Since the S&P 500 has rarely sold off in magnitude this year, the idea of the dollar losing its "risk appeal" has yet to be fully tested. However, I think the signs are there, especially with interest rates generally trending upward right now. This possibility is important from a trading standpoint since I am still biased long the U.S. dollar, short the Japanese yen, and short the euro. If the stock market goes into some kind of sustained sell-off, I may have to drop all three biases. I think the notion of safety in currencies is an odd one during these times where major central banks want weaker currencies; still, the rush to safety must be respected as a potentially powerful trading force.

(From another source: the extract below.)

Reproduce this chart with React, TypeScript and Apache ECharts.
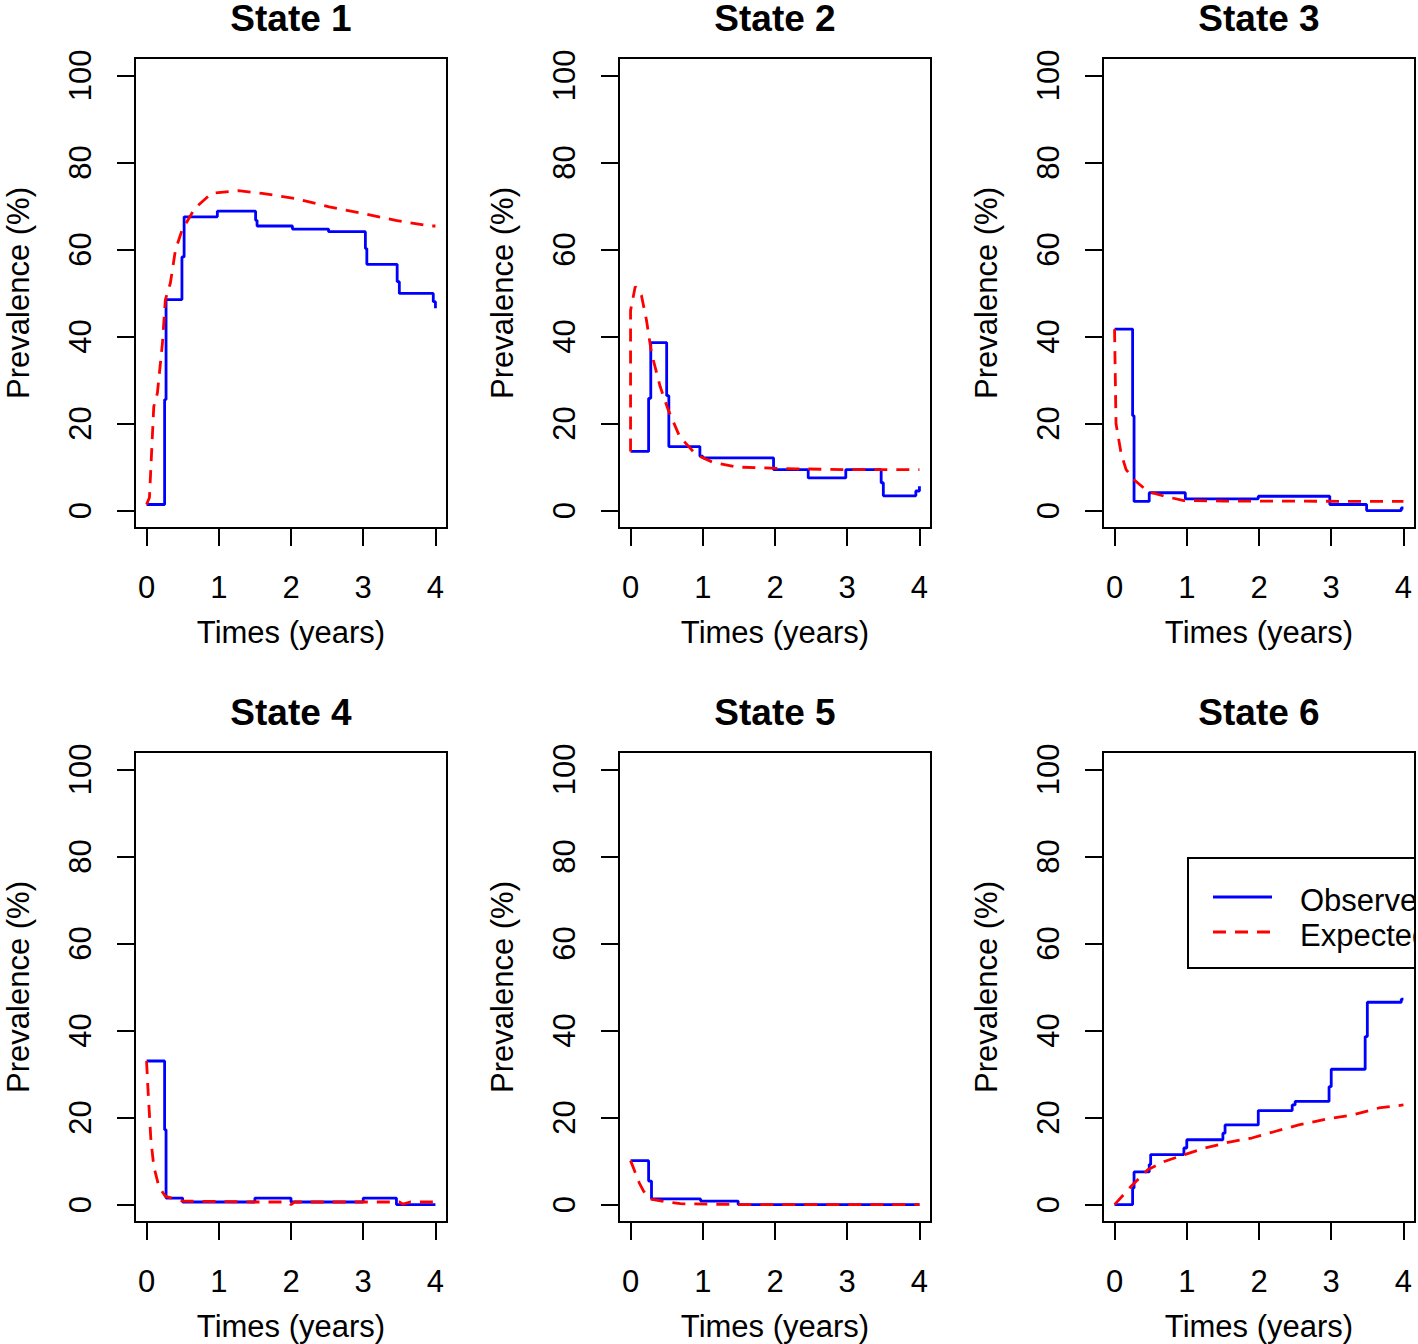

This changing behavior in currencies on large down days in stocks is also of interest because it demonstrates that, much to my surprise, the euro continues to gain favor ever so slowly. I do not think this grace period will last, but I have to temper my bearishness after seeing the euro's resilience in times of excess volatility. FXE has not yet made a new high for 2013 (set on February 1), but if it does, I will take that as confirmation that the euro has finally turned the corner… and I will have to give all things euro a second look.

Be careful out there!

Disclosure: I have no positions in any stocks mentioned, and no plans to initiate any positions within the next 72 hours. I wrote this article myself, and it expresses my own opinions. I am not receiving compensation for it (other than from Seeking Alpha). I have no business relationship with any company whose stock is mentioned in this article.

Additional disclosure: In forex, I am net long the U.S. dollar, net short the Japanese yen, euro, and franc.